Le femme de notre guide finissant de préparer le repas, le guide ayant apprêté les légumes


Aujourd'hui le camelot ambulant passe pour vendre des vêtements
 Le cours de la vie est réglé par le conseil du village, qui fixe entre autres, le cours de la vente du poisson et de la viande qui est affiché dans le village


Chaque minorité a sa propre langue orale (pas d’écrit), et ne parle pas Khmer. Les puits, pompes et filtres installés par l’Union Européenne ou d’autres donateurs (Japon…) ne fonctionnent plus, faute de moyens pour assurer la maintenance courante.Ceux qui ne servent plus faute de maintenance sont remplis par… les ordures. 

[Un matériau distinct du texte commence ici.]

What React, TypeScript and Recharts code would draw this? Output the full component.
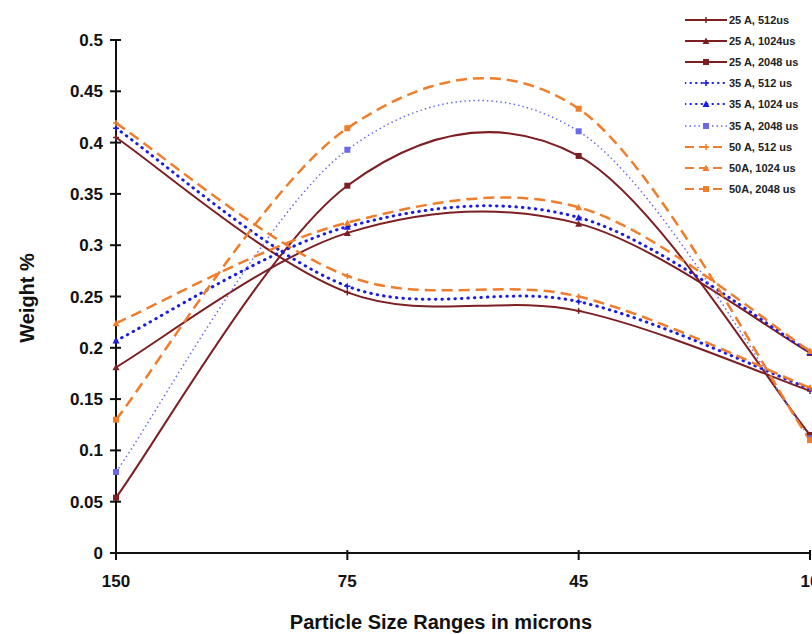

Le puits et sa pompe à main (le système qui semble le plus fiable)
Le filtre associé (qui doit être régulièrement entretenu)

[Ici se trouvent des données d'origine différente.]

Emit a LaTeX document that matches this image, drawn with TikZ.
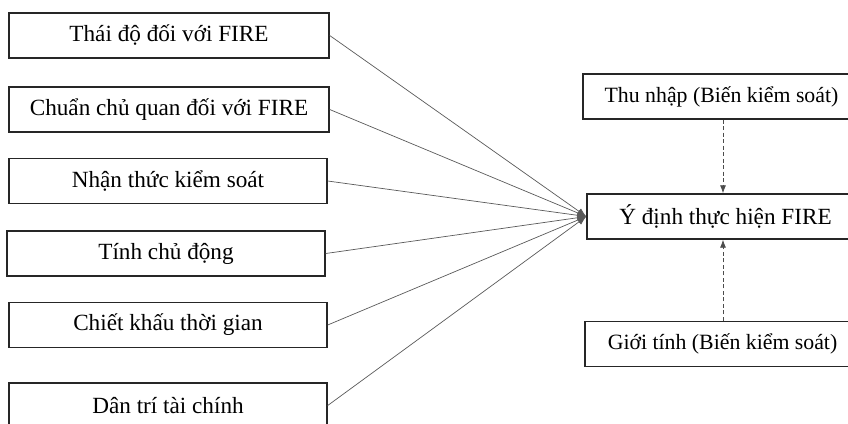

Un des puits remplis ar les déchets

Allées et venues incessantes vers la rivière, qui sert de source d’approvisionnement pour tous les usages y compris la cuisine. Un barrage situé au Vietnam en amont, menace la vie le long du fleuve, la plupart des poissons ayant déjà disparu. 




 En regardant tant de vie sur les berges de la rivière, tant de joie simple, en entendant les éclats de rires des petits et des grands mais en observant ici pour la première fois tant de visages graves, un souffle de tristesse nous envahit. L'idée de savoir les périls qui menacent ces populations que nous cotôyons depuis la jungle de Ratanakiri, jusqu'aux abords des rivières venant du Nord, nous fait prendre la mesure des enjeux géo-politiques et environnementaux qui prédominent dans cette région  (comme dans d'autres régions du monde), et qui échappent à une simple vison bucolique de paysages de rizières!et de travaux des champs d'une autre époque. Ne sommes nous pas en train d'assister à la fin d'un Monde?
Puisse l'histoire à venir, et notre foi en l'Homme et sa possible sagesse, apaiser nos craintes!  
 
4/02:…..De Ban Lung à Stung Treng
Retour sur Stung Treng où les locaux nous précisent à plusieurs reprises que la route de Kratie est en mauvais état. Nous optons pour un transport par bateau de Stung Treng à Kratie.